» **PROVIDED MATERIAL**

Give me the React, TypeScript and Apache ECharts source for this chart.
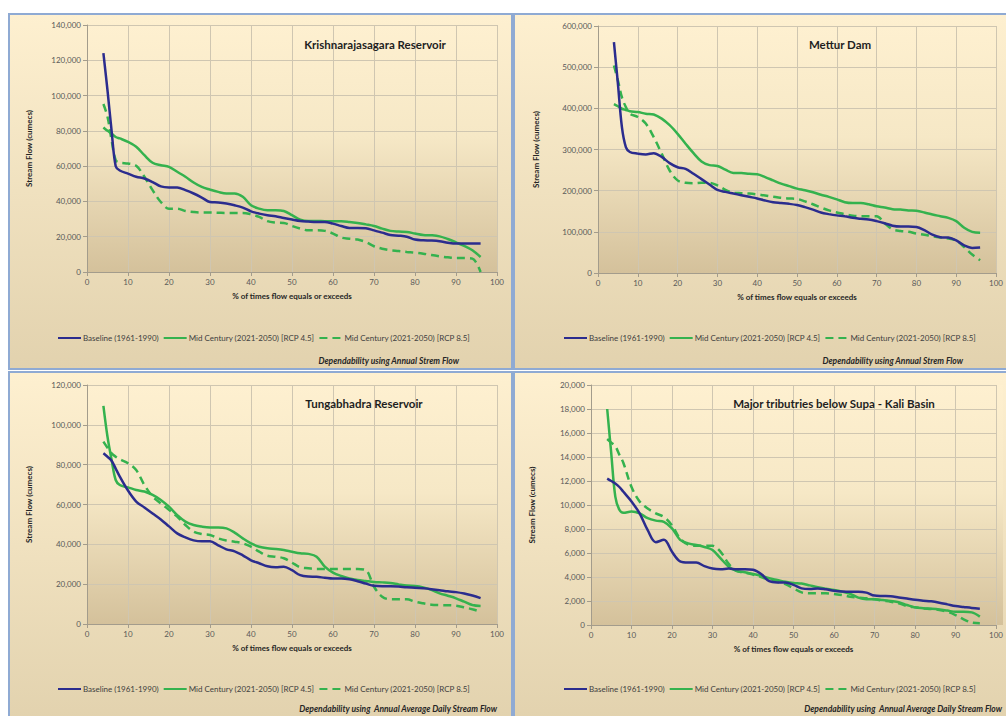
import React, { useEffect, useRef } from "react";
import * as echarts from "echarts";

const XS = [4, 5, 6, 7, 8, 10, 12, 14, 16, 18, 20, 22, 24, 26, 28, 30, 32, 34, 36, 38, 40, 42, 44, 46, 48, 50, 52, 54, 56, 58, 60, 62, 64, 66, 68, 70, 72, 74, 76, 78, 80, 82, 84, 86, 88, 90, 92, 94, 96];

const SERIES_NAMES = ["Baseline (1961-1990)", "Mid Century (2021-2050) [RCP 4.5]", "Mid Century (2021-2050) [RCP 8.5]"];

const TL_TITLE = "Krishnarajasagara Reservoir";
const TL_BASE = [124000, 103000, 80000, 60000, 57500, 55800, 54000, 53000, 51000, 48500, 47900, 47900, 46400, 44500, 42200, 39700, 39400, 38800, 37800, 36500, 34400, 33100, 32200, 31600, 30600, 29700, 28900, 28600, 28400, 28400, 27400, 26100, 25000, 25000, 24800, 23600, 22300, 21000, 20600, 20000, 18400, 18000, 17800, 17400, 16600, 16100, 16100, 16100, 16100];
const TL_RCP45 = [81900, 80000, 78500, 76500, 75700, 73800, 71000, 66200, 61900, 60500, 59600, 56800, 54000, 50700, 48200, 46700, 45400, 44500, 44500, 42600, 37800, 35900, 35000, 35000, 34600, 32200, 29700, 28900, 28900, 28800, 28800, 28800, 28400, 27800, 27000, 26100, 24600, 23300, 22900, 22700, 21800, 21000, 20800, 20200, 18700, 16800, 14800, 12300, 8500];
const TL_RCP85 = [95200, 88000, 74700, 63400, 62000, 61500, 60200, 54000, 46400, 39700, 35900, 35900, 34600, 34000, 33700, 33700, 33600, 33500, 33500, 33500, 32700, 31200, 28800, 28000, 27800, 26100, 24600, 23600, 23600, 23300, 21800, 19500, 18900, 18400, 17000, 14600, 13200, 12300, 11900, 11400, 11000, 10400, 9600, 8900, 8300, 7900, 7900, 7600, 0];

const TR_TITLE = "Mettur Dam";
const TR_BASE = [561000, 460000, 355000, 306000, 294000, 290000, 288000, 291000, 282000, 267000, 257000, 253000, 241000, 228000, 215000, 202000, 197000, 193000, 189000, 185000, 181000, 176000, 172000, 170000, 168000, 165000, 160000, 154000, 147000, 143000, 140000, 138000, 134000, 132000, 130000, 126000, 121000, 115000, 113000, 113000, 112000, 104000, 93000, 87000, 86000, 79000, 67000, 61000, 62000];
const TR_RCP45 = [410000, 405000, 399000, 396000, 393000, 391000, 387000, 385000, 375000, 359000, 338000, 314000, 291000, 271000, 262000, 260000, 251000, 243000, 243000, 241000, 240000, 233000, 225000, 217000, 211000, 205000, 201000, 196000, 190000, 185000, 179000, 172000, 170000, 170000, 167000, 162000, 159000, 155000, 154000, 152000, 151000, 147000, 142000, 138000, 134000, 126000, 110000, 100000, 98000];
const TR_RCP85 = [504000, 468000, 427000, 403000, 387000, 379000, 363000, 330000, 290000, 249000, 225000, 219000, 218000, 219000, 219000, 213000, 202000, 195000, 194000, 193000, 191000, 188000, 185000, 183000, 181000, 180000, 174000, 167000, 159000, 152000, 147000, 143000, 139000, 138000, 138000, 138000, 121000, 106000, 102000, 100000, 96000, 93000, 89000, 86000, 84000, 79000, 63000, 45000, 31000];

const BL_TITLE = "Tungabhadra Reservoir";
const BL_BASE = [85700, 84000, 82000, 78000, 74000, 67000, 61500, 58500, 55500, 52500, 49000, 45500, 43500, 42000, 41500, 41500, 39500, 37500, 36500, 34500, 32000, 30500, 29000, 28500, 28800, 27000, 24500, 23800, 23700, 23200, 22800, 22900, 22500, 21500, 20300, 19200, 19000, 19000, 18800, 18400, 18200, 17900, 17500, 17000, 16400, 16000, 15300, 14300, 13000];
const BL_RCP45 = [109500, 94000, 82400, 72300, 69800, 68600, 67300, 66500, 64800, 62300, 58900, 54700, 51400, 49700, 48900, 48500, 48500, 48000, 45900, 43000, 40500, 38800, 38000, 37700, 37200, 36300, 35500, 35200, 33800, 28800, 25800, 24100, 22900, 22100, 21600, 21100, 20900, 20600, 19900, 19300, 19100, 18400, 17100, 15400, 14200, 12900, 11200, 9500, 9000];
const BL_RCP85 = [91600, 88500, 85700, 84000, 82700, 80700, 77300, 69800, 64000, 60600, 57300, 53900, 49700, 46400, 45200, 44700, 43000, 41900, 41300, 40500, 38800, 36300, 34300, 33800, 33000, 30800, 28500, 28000, 27600, 27600, 27600, 27600, 27600, 27600, 27100, 18700, 13700, 12400, 12400, 12400, 11200, 10400, 9700, 9500, 9400, 9200, 8400, 7400, 6200];

const BR_TITLE = "Major tributries below Supa - Kali Basin";
const BR_BASE = [12200, 12000, 11800, 11500, 11100, 10300, 9300, 7900, 6900, 7100, 6100, 5300, 5200, 5200, 4900, 4700, 4650, 4700, 4650, 4650, 4600, 4250, 3650, 3550, 3550, 3350, 3050, 3000, 3050, 2970, 2860, 2800, 2780, 2780, 2700, 2450, 2420, 2400, 2300, 2200, 2100, 2030, 1970, 1860, 1720, 1580, 1500, 1420, 1360];
const BR_RCP45 = [18000, 14300, 10700, 9600, 9350, 9450, 9300, 8900, 8700, 8600, 8050, 7100, 6800, 6670, 6500, 6250, 5550, 4860, 4500, 4400, 4250, 4100, 3900, 3750, 3600, 3500, 3450, 3300, 3150, 3030, 2920, 2780, 2600, 2280, 2140, 2140, 2080, 2000, 1900, 1670, 1470, 1400, 1360, 1300, 1200, 1100, 1100, 1050, 700];
const BR_RCP85 = [15500, 15200, 14900, 14200, 13500, 11500, 10300, 9700, 9300, 9000, 8300, 7200, 6700, 6600, 6600, 6600, 6100, 5100, 4500, 4360, 4200, 4000, 3750, 3600, 3400, 3050, 2720, 2640, 2640, 2640, 2580, 2500, 2360, 2280, 2220, 2140, 2030, 1940, 1800, 1580, 1470, 1390, 1330, 1250, 1100, 830, 470, 200, 140];

const X_NAME = "% of times flow equals or exceeds";
const Y_NAME = "Stream Flow (cumecs)";
const NOTE_TOP = "Dependability using Annual Strem Flow";
const NOTE_BOTTOM = "Dependability using  Annual Average Daily Stream Flow";

const FONT = "Lato, 'Noto Sans', sans-serif";
const BLUE = "#2B2C8E";
const GREEN = "#34B24E";

type Panel = {
  title: string;
  base: number[];
  r45: number[];
  r85: number[];
  yMax: number;
  yInterval: number;
  grid: { left: number; top: number; width: number; height: number };
  yNameGap: number;
  titlePos: [number, number];
  legendPos: [number, number];
  note: string;
  notePos: [number, number];
  box: [number, number, number, number];
};

const PANELS: Panel[] = [
  { title: TL_TITLE, base: TL_BASE, r45: TL_RCP45, r85: TL_RCP85, yMax: 140000, yInterval: 20000,
    grid: { left: 87, top: 25, width: 410, height: 247 }, yNameGap: 54, titlePos: [375, 44], legendPos: [57, 334],
    note: NOTE_TOP, notePos: [459, 361], box: [9, 14, 503, 355] },
  { title: TR_TITLE, base: TR_BASE, r45: TR_RCP45, r85: TR_RCP85, yMax: 600000, yInterval: 100000,
    grid: { left: 598, top: 26, width: 399, height: 247 }, yNameGap: 58, titlePos: [840, 44], legendPos: [563, 334],
    note: NOTE_TOP, notePos: [963, 361], box: [514, 14, 500, 355] },
  { title: BL_TITLE, base: BL_BASE, r45: BL_RCP45, r85: BL_RCP85, yMax: 120000, yInterval: 20000,
    grid: { left: 87, top: 385, width: 410, height: 239 }, yNameGap: 54, titlePos: [364, 403], legendPos: [57, 685],
    note: NOTE_BOTTOM, notePos: [497, 709], box: [9, 372, 503, 350] },
  { title: BR_TITLE, base: BR_BASE, r45: BR_RCP45, r85: BR_RCP85, yMax: 20000, yInterval: 2000,
    grid: { left: 591, top: 385, width: 412, height: 240 }, yNameGap: 55, titlePos: [834, 403], legendPos: [563, 685],
    note: NOTE_BOTTOM, notePos: [1002, 709], box: [514, 372, 500, 350] },
];

function pairs(vals: number[]) {
  return XS.map((x, i) => [x, vals[i]]);
}

export default function App() {
  const ref = useRef<HTMLDivElement>(null);
  useEffect(() => {
    if (!ref.current) return;
    const chart = echarts.init(ref.current, undefined, { renderer: "svg" });

    const graphics: any[] = [];
    PANELS.forEach((p) => {
      const [bx, by, bw, bh] = p.box;
      graphics.push({
        type: "rect", z: -100, silent: true,
        shape: { x: bx, y: by, width: bw, height: bh },
        style: {
          fill: new echarts.graphic.LinearGradient(0, 0, 0, 1, [
            { offset: 0, color: "#FEF0D0" },
            { offset: 1, color: "#E2D2AE" },
          ]),
          stroke: "#8FAAD3", lineWidth: 2,
        },
      });
      graphics.push({
        type: "rect", z: -90, silent: true,
        shape: { x: p.grid.left, y: p.grid.top, width: p.grid.width, height: p.grid.height },
        style: {
          fill: new echarts.graphic.LinearGradient(0, 0, 0, 1, [
            { offset: 0, color: "#FEF0D0" },
            { offset: 0.45, color: "#F6E8C6" },
            { offset: 1, color: "#D4C19B" },
          ]),
        },
      });
      graphics.push({
        type: "text", z: 10,
        x: p.titlePos[0], y: p.titlePos[1],
        style: { text: p.title, fontFamily: FONT, fontSize: 11.5, fontWeight: "bold", fill: "#1E1E1E", align: "center", verticalAlign: "middle" },
      });
      graphics.push({
        type: "text", z: 10,
        x: p.notePos[0], y: p.notePos[1],
        style: { text: p.note, fontFamily: FONT, fontSize: 8.5, fontWeight: "bold", fontStyle: "italic", fill: "#262626", align: "right", verticalAlign: "middle" },
      });
    });

    const option: any = {
      animation: false,
      backgroundColor: "#FFFFFF",
      textStyle: { fontFamily: FONT },
      graphic: graphics,
      grid: PANELS.map((p) => ({ ...p.grid, containLabel: false })),
      legend: PANELS.map((p) => ({
        left: p.legendPos[0], top: p.legendPos[1],
        orient: "horizontal",
        padding: 0,
        itemWidth: 23, itemHeight: 10, itemGap: 4,
        itemStyle: { opacity: 0 },
        data: SERIES_NAMES,
        textStyle: { fontFamily: FONT, fontSize: 8, color: "#404040", padding: [0, 0, 0, -3] },
        selectedMode: false,
      })),
      xAxis: PANELS.map((p, i) => ({
        type: "value", gridIndex: i, min: 0, max: 100, interval: 10,
        name: X_NAME, nameLocation: "middle", nameGap: 20,
        nameTextStyle: { fontFamily: FONT, fontSize: 8, fontWeight: "bold", color: "#262626" },
        axisLine: { show: true, lineStyle: { color: "#A39C8C", width: 1 } },
        axisTick: { show: true, length: 4, lineStyle: { color: "#A39C8C" } },
        axisLabel: { fontFamily: FONT, fontSize: 8, color: "#595959", margin: 6 },
        splitLine: { show: true, lineStyle: { color: "#CFC6B1", width: 1 } },
      })),
      yAxis: PANELS.map((p, i) => ({
        type: "value", gridIndex: i, min: 0, max: p.yMax, interval: p.yInterval,
        name: Y_NAME, nameLocation: "middle", nameGap: p.yNameGap, nameRotate: 90,
        nameTextStyle: { fontFamily: FONT, fontSize: 8, fontWeight: "bold", color: "#262626" },
        axisLine: { show: true, lineStyle: { color: "#A39C8C", width: 1 } },
        axisTick: { show: true, length: 4, lineStyle: { color: "#A39C8C" } },
        axisLabel: {
          fontFamily: FONT, fontSize: 8, color: "#595959", margin: 6,
          formatter: (v: number) => v.toLocaleString("en-US"),
        },
        splitLine: { show: true, lineStyle: { color: "#CFC6B1", width: 1 } },
      })),
      series: PANELS.flatMap((p, i) => [
        {
          name: SERIES_NAMES[0], type: "line", xAxisIndex: i, yAxisIndex: i,
          data: pairs(p.base), smooth: 0.35, symbol: "none", z: 4,
          lineStyle: { color: BLUE, width: 2.5 }, itemStyle: { color: BLUE },
        },
        {
          name: SERIES_NAMES[1], type: "line", xAxisIndex: i, yAxisIndex: i,
          data: pairs(p.r45), smooth: 0.35, symbol: "none", z: 3,
          lineStyle: { color: GREEN, width: 2.5 }, itemStyle: { color: GREEN },
        },
        {
          name: SERIES_NAMES[2], type: "line", xAxisIndex: i, yAxisIndex: i,
          data: pairs(p.r85), smooth: 0.35, symbol: "none", z: 3,
          lineStyle: { color: GREEN, width: 2.5, type: [8, 5] }, itemStyle: { color: GREEN },
        },
      ]),
    };
    chart.setOption(option);
    return () => chart.dispose();
  }, []);
  return <div ref={ref} style={{ position: "absolute", left: 0, top: 0, width: 1006, height: 716 }} />;
}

» **TASK BRIEF**
Please reproduce the listing exactly from its opening line through the line that contains "import * as", both included, with all pictures omitted.

» **RESPONSE TO THIS EXERCISE**
Give me the React, TypeScript and Apache ECharts source for this chart.
import React, { useEffect, useRef } from "react";
import * as echarts from "echarts";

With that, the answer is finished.